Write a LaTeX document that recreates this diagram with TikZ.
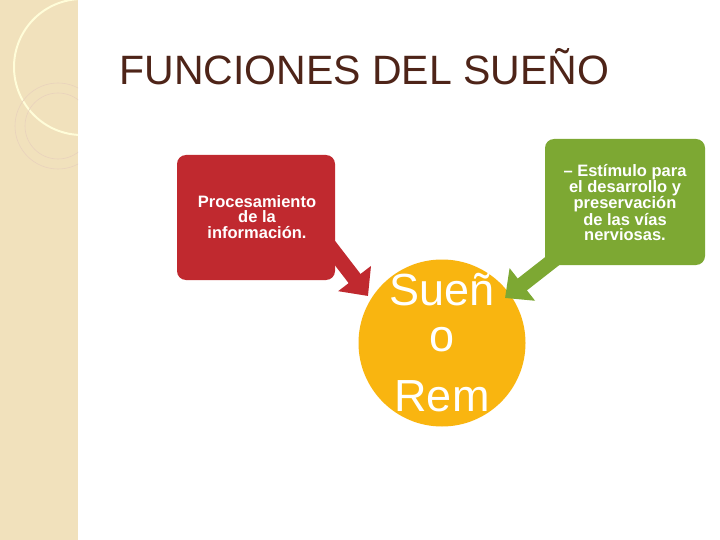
\documentclass[tikz,border=0pt]{standalone}
\usepackage{fontspec}
\setmainfont{Liberation Sans}
\usetikzlibrary{arrows.meta}
\definecolor{strip}{HTML}{F1E1BC}
\definecolor{redb}{HTML}{C0292F}
\definecolor{greenb}{HTML}{7DA833}
\definecolor{yell}{HTML}{F9B510}
\definecolor{titlec}{HTML}{4E2418}
\tikzset{box/.style={rounded corners=9pt,text=white,font=\bfseries\fontsize{16.5}{15.5}\selectfont,align=center,inner sep=0pt},
fat/.style={line width=15pt,-{Triangle[length=22pt,width=40pt]}}}
\begin{document}
\begin{tikzpicture}[x=1pt,y=-1pt]
\useasboundingbox (0,0) rectangle (720,540);
\fill[white] (0,0) rectangle (720,540);
\fill[strip] (0,0) rectangle (78,540);
\begin{scope}
\clip (0,0) rectangle (78,540);
\fill[white,opacity=0.25] (65,0) arc[start angle=0,end angle=-90,radius=65] -- (0,0) -- cycle;
\draw[white!85!yellow,line width=2pt] (82,67) circle[radius=68];
\draw[brown!35,line width=0.6pt] (58,126) circle[radius=43];
\draw[brown!35,line width=0.6pt] (58,126) circle[radius=33];
\end{scope}
\node[text=titlec,anchor=west,font=\fontsize{41}{44}\selectfont] (title) at (116,67) {FUNCIONES DEL SUEÑO};
\fill[redb,rounded corners=9pt] (177,155) rectangle (335,280);
\node[box] (red) at (257,217) {Procesamiento\\de la\\información.};
\fill[greenb,rounded corners=9pt] (545,139) rectangle (705,265);
\node[box] (green) at (625,203) {– Estímulo para\\el desarrollo y\\preservación\\de las vías\\nerviosas.};
\node[circle,fill=yell,minimum size=167pt,inner sep=0pt] (c) at (442,343) {};
\coordinate (rt) at (368,296);
\coordinate (gt) at (505,298);
\draw[redb,fat] (328,244) -- (rt);
\draw[greenb,fat] (560,255) -- (gt);
\node[text=white,font=\fontsize{45}{46}\selectfont,align=center] (t) at (442,343) {Sueñ\\o\\[14pt]Rem};
\end{tikzpicture}
\end{document}
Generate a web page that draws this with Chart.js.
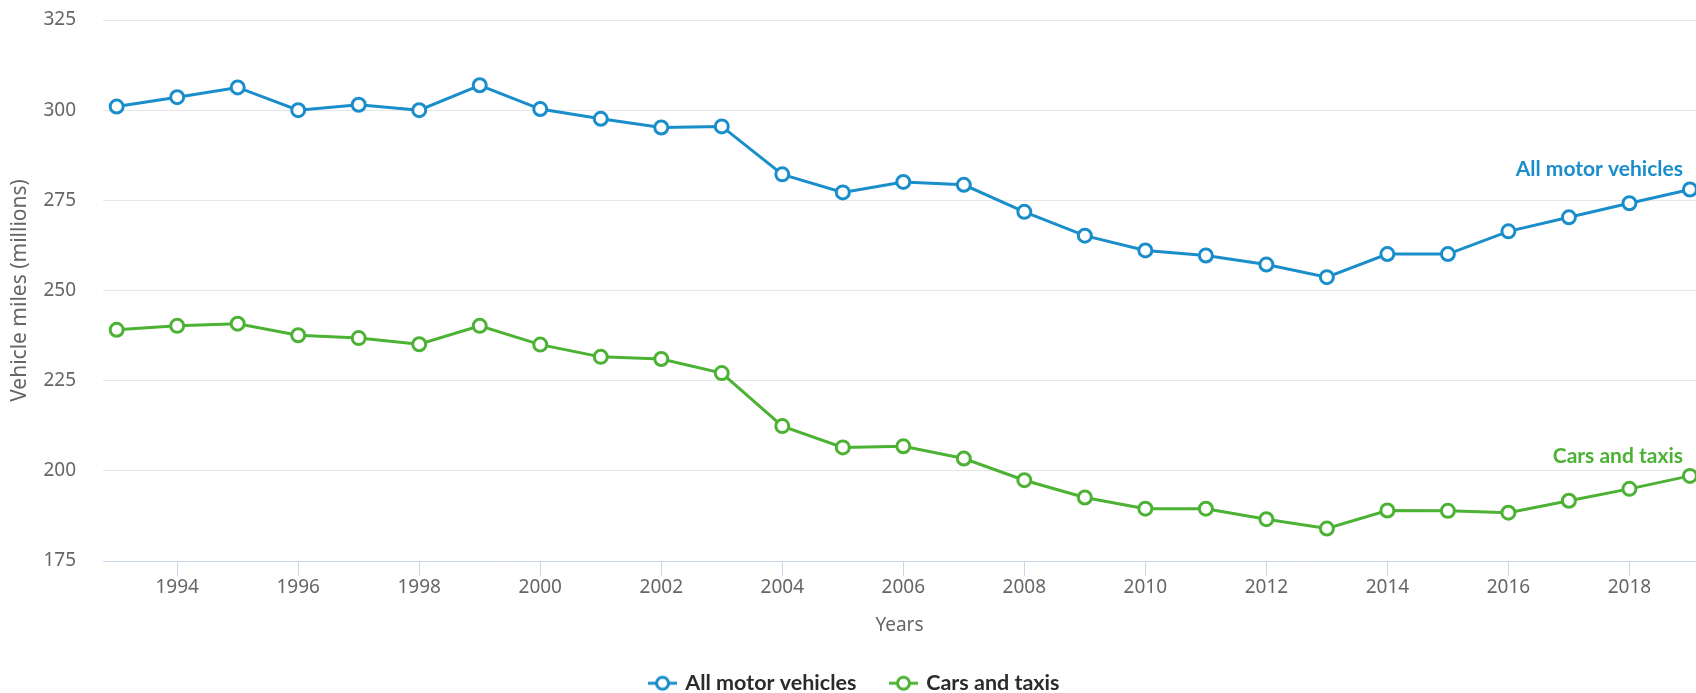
<!DOCTYPE html>
<html>
<head>
<meta charset="utf-8">
<script src="https://cdn.jsdelivr.net/npm/chart.js@4.4.1/dist/chart.umd.min.js"></script>
<style>
  html, body { margin: 0; padding: 0; background: #ffffff; overflow: hidden; }
  #wrap { position: relative; width: 1696px; height: 693px; }
</style>
</head>
<body>
<div id="wrap"><canvas id="c" width="1696" height="693"></canvas></div>
<script>
const years = [1993,1994,1995,1996,1997,1998,1999,2000,2001,2002,2003,2004,2005,2006,2007,2008,2009,2010,2011,2012,2013,2014,2015,2016,2017,2018,2019];
const allMotorVehicles = [301,303.6,306.3,300,301.5,300,306.9,300.3,297.6,295.2,295.5,282.2,277.2,280.1,279.3,271.8,265.2,261.1,259.7,257.2,253.7,260.1,260.1,266.4,270.3,274.2,278.0];
const carsAndTaxis = [239.1,240.2,240.8,237.6,236.8,235.1,240.2,235.0,231.6,231.0,227.1,212.4,206.5,206.8,203.4,197.4,192.6,189.5,189.5,186.6,184.0,189.0,188.9,188.4,191.7,195.0,198.6];
const xTickLabels = [1994,1996,1998,2000,2002,2004,2006,2008,2010,2012,2014,2016,2018];
const yTickLabels = [175,200,225,250,275,300,325];
const seriesNames = ['All motor vehicles', 'Cars and taxis'];

const BLUE = '#1a8dcb';
const GREEN = '#4cb234';
const BOLD_FONT = 'Lato, "Noto Sans", sans-serif';
const AXIS_FONT = '"Noto Sans", "Open Sans", sans-serif';

function legendSymbol(color) {
  const c = document.createElement('canvas');
  c.width = 29; c.height = 18;
  const g = c.getContext('2d');
  g.strokeStyle = color; g.lineWidth = 3;
  g.beginPath(); g.moveTo(0, 9); g.lineTo(29, 9); g.stroke();
  g.fillStyle = '#ffffff';
  g.beginPath(); g.arc(14.5, 9, 6, 0, Math.PI * 2); g.fill(); g.stroke();
  return c;
}
const symbols = [legendSymbol(BLUE), legendSymbol(GREEN)];

const endLabels = {
  id: 'endLabels',
  afterDatasetsDraw(chart) {
    const ctx = chart.ctx;
    ctx.save();
    ctx.font = 'bold 21px ' + BOLD_FONT;
    ctx.textAlign = 'right';
    ctx.textBaseline = 'middle';
    chart.data.datasets.forEach((ds, i) => {
      const meta = chart.getDatasetMeta(i);
      const pt = meta.data[meta.data.length - 1];
      ctx.fillStyle = ds.borderColor;
      ctx.fillText(ds.label, pt.x - 7, pt.y - 20);
    });
    ctx.restore();
  }
};

const shiftLegend = {
  id: 'shiftLegend',
  afterLayout(chart) {
    if (chart.legend) { chart.legend.left += 7; chart.legend.right += 7; }
  }
};

new Chart(document.getElementById('c'), {
  type: 'line',
  data: {
    datasets: [
      {
        label: seriesNames[0],
        data: years.map((y, i) => ({x: y, y: allMotorVehicles[i]})),
        borderColor: BLUE, backgroundColor: '#ffffff',
        borderWidth: 3, pointRadius: 6.5, pointBorderWidth: 3,
        pointBackgroundColor: '#ffffff', pointBorderColor: BLUE,
        tension: 0, clip: false
      },
      {
        label: seriesNames[1],
        data: years.map((y, i) => ({x: y, y: carsAndTaxis[i]})),
        borderColor: GREEN, backgroundColor: '#ffffff',
        borderWidth: 3, pointRadius: 6.5, pointBorderWidth: 3,
        pointBackgroundColor: '#ffffff', pointBorderColor: GREEN,
        tension: 0, clip: false
      }
    ]
  },
  options: {
    responsive: false,
    animation: false,
    layout: { autoPadding: false, padding: { left: 0, right: 0, top: 20, bottom: -11 } },
    plugins: {
      tooltip: { enabled: false },
      legend: {
        position: 'bottom',
        labels: {
          usePointStyle: true,
          pointStyleWidth: 24,
          padding: 35,
          color: '#2b2b2b',
          font: { family: BOLD_FONT, size: 21.5, weight: 'bold' },
          generateLabels(chart) {
            return chart.data.datasets.map((ds, i) => ({
              text: ds.label,
              pointStyle: symbols[i],
              fillStyle: '#fff',
              strokeStyle: ds.borderColor,
              lineWidth: 0,
              hidden: false,
              datasetIndex: i,
              fontColor: '#2b2b2b'
            }));
          }
        }
      }
    },
    scales: {
      x: {
        type: 'linear',
        min: 1992.774,
        max: 2019.10,
        afterBuildTicks(axis) { axis.ticks = xTickLabels.map(v => ({value: v})); },
        afterFit(axis) { axis.paddingLeft = 0; axis.paddingRight = 0; },
        ticks: {
          color: '#666666', font: { family: AXIS_FONT, size: 19 }, padding: 0,
          maxRotation: 0, autoSkip: false,
          callback: (v) => String(v)
        },
        grid: { drawOnChartArea: false, drawTicks: true, tickLength: 15, color: '#ccd6eb', lineWidth: 1 },
        border: { display: true, color: '#ccd6eb', width: 1 },
        title: { display: true, text: 'Years', color: '#666666', font: { family: AXIS_FONT, size: 19 }, padding: { top: 15, bottom: 0.9 } }
      },
      y: {
        min: 175,
        max: 325,
        afterBuildTicks(axis) { axis.ticks = yTickLabels.map(v => ({value: v})); },
        afterFit(axis) { axis.width = 103; axis.paddingTop = 0; axis.paddingBottom = 0; },
        ticks: { color: '#666666', font: { family: AXIS_FONT, size: 19 }, padding: 27 },
        grid: { color: '#e6e6e6', lineWidth: 1, drawTicks: false },
        border: { display: false },
        title: { display: true, text: 'Vehicle miles (millions)', color: '#666666', font: { family: AXIS_FONT, size: 21 }, padding: { top: 7.4, bottom: 6 } }
      }
    }
  },
  plugins: [endLabels, shiftLegend]
});
</script>
</body>
</html>
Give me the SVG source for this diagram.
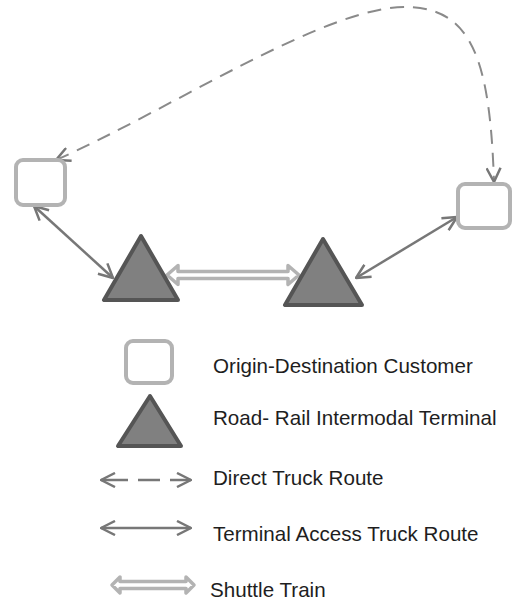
<svg xmlns="http://www.w3.org/2000/svg" width="512" height="602" viewBox="0 0 512 602">
<defs>
<style>
.cust{fill:#fff;stroke:#b3b3b3;stroke-width:4}
.term{fill:#808080;stroke:#555;stroke-width:4;stroke-linejoin:round}
.acc{fill:none;stroke:#777;stroke-width:2.5}
.dir{fill:none;stroke:#8a8a8a;stroke-width:2;stroke-dasharray:14 9}
.shut{fill:#fff;stroke:#b3b3b3;stroke-width:3.5;stroke-linejoin:round}
.lbl{font-family:"Liberation Sans",Arial,sans-serif;font-size:20.6px;fill:#1e1e1e}
</style>
<marker id="chev" viewBox="0 0 16 16" refX="15" refY="8" markerWidth="16" markerHeight="16" markerUnits="userSpaceOnUse" orient="auto-start-reverse">
<path d="M1,1 L15,8 L1,15" fill="none" stroke="#777" stroke-width="2.5" stroke-linejoin="round"/>
</marker>
</defs>
<rect width="512" height="602" fill="#fff"/>
<g id="connectors">
<path class="dir" d="M56,160 C170,110 330,3 410,7 C472,10 490,60 494,182" marker-start="url(#chev)" marker-end="url(#chev)"/>
<line class="acc" x1="34" y1="206" x2="113" y2="278" marker-start="url(#chev)" marker-end="url(#chev)"/>
<line class="acc" x1="356" y1="278" x2="457" y2="217" marker-start="url(#chev)" marker-end="url(#chev)"/>
<polygon id="shuttle" class="shut" points="167,275 178,265.5 178,271.5 288,271.5 288,265.5 299,275 288,284.5 288,278.5 178,278.5 178,284.5"/>
</g>
<g id="customer-left"><rect class="cust" x="16" y="160" width="49" height="45" rx="7"/></g>
<g id="customer-right"><rect class="cust" x="458" y="184" width="52" height="44" rx="7"/></g>
<g id="terminal-left"><polygon class="term" points="141,236 104,300 178,300"/></g>
<g id="terminal-right"><polygon class="term" points="323,239 285,305 362,305"/></g>
<g id="legend">
<rect class="cust" x="126" y="341" width="46" height="42" rx="7"/>
<text class="lbl" x="213" y="373">Origin-Destination Customer</text>
<polygon class="term" points="150,396 118,446 181,446"/>
<text class="lbl" x="213" y="425">Road- Rail Intermodal Terminal</text>
<line class="acc" x1="101" y1="480" x2="128" y2="480" marker-start="url(#chev)"/>
<line class="acc" x1="138" y1="480" x2="160" y2="480"/>
<line class="acc" x1="170" y1="480" x2="191" y2="480" marker-end="url(#chev)"/>
<text class="lbl" x="213" y="485">Direct Truck Route</text>
<line class="acc" x1="101" y1="528" x2="191" y2="528" marker-start="url(#chev)" marker-end="url(#chev)"/>
<text class="lbl" x="213" y="541">Terminal Access Truck Route</text>
<polygon class="shut" points="112,585 120,577 120,581.5 186,581.5 186,577 194,585 186,593 186,588.5 120,588.5 120,593"/>
<text class="lbl" x="210" y="597">Shuttle Train</text>
</g>
</svg>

______

**Problem to work on:** Exactly the lines starting at the line containing "Generate a web" and ending at the line containing "const symbols = [legendSymbol(BLUE), legendSymbol(GREEN)];" should be transcribed, both included; omit the pictures.

**Solution to this problem:**
Generate a web page that draws this with Chart.js.
<!DOCTYPE html>
<html>
<head>
<meta charset="utf-8">
<script src="https://cdn.jsdelivr.net/npm/chart.js@4.4.1/dist/chart.umd.min.js"></script>
<style>
  html, body { margin: 0; padding: 0; background: #ffffff; overflow: hidden; }
  #wrap { position: relative; width: 1696px; height: 693px; }
</style>
</head>
<body>
<div id="wrap"><canvas id="c" width="1696" height="693"></canvas></div>
<script>
const years = [1993,1994,1995,1996,1997,1998,1999,2000,2001,2002,2003,2004,2005,2006,2007,2008,2009,2010,2011,2012,2013,2014,2015,2016,2017,2018,2019];
const allMotorVehicles = [301,303.6,306.3,300,301.5,300,306.9,300.3,297.6,295.2,295.5,282.2,277.2,280.1,279.3,271.8,265.2,261.1,259.7,257.2,253.7,260.1,260.1,266.4,270.3,274.2,278.0];
const carsAndTaxis = [239.1,240.2,240.8,237.6,236.8,235.1,240.2,235.0,231.6,231.0,227.1,212.4,206.5,206.8,203.4,197.4,192.6,189.5,189.5,186.6,184.0,189.0,188.9,188.4,191.7,195.0,198.6];
const xTickLabels = [1994,1996,1998,2000,2002,2004,2006,2008,2010,2012,2014,2016,2018];
const yTickLabels = [175,200,225,250,275,300,325];
const seriesNames = ['All motor vehicles', 'Cars and taxis'];

const BLUE = '#1a8dcb';
const GREEN = '#4cb234';
const BOLD_FONT = 'Lato, "Noto Sans", sans-serif';
const AXIS_FONT = '"Noto Sans", "Open Sans", sans-serif';

function legendSymbol(color) {
  const c = document.createElement('canvas');
  c.width = 29; c.height = 18;
  const g = c.getContext('2d');
  g.strokeStyle = color; g.lineWidth = 3;
  g.beginPath(); g.moveTo(0, 9); g.lineTo(29, 9); g.stroke();
  g.fillStyle = '#ffffff';
  g.beginPath(); g.arc(14.5, 9, 6, 0, Math.PI * 2); g.fill(); g.stroke();
  return c;
}
const symbols = [legendSymbol(BLUE), legendSymbol(GREEN)];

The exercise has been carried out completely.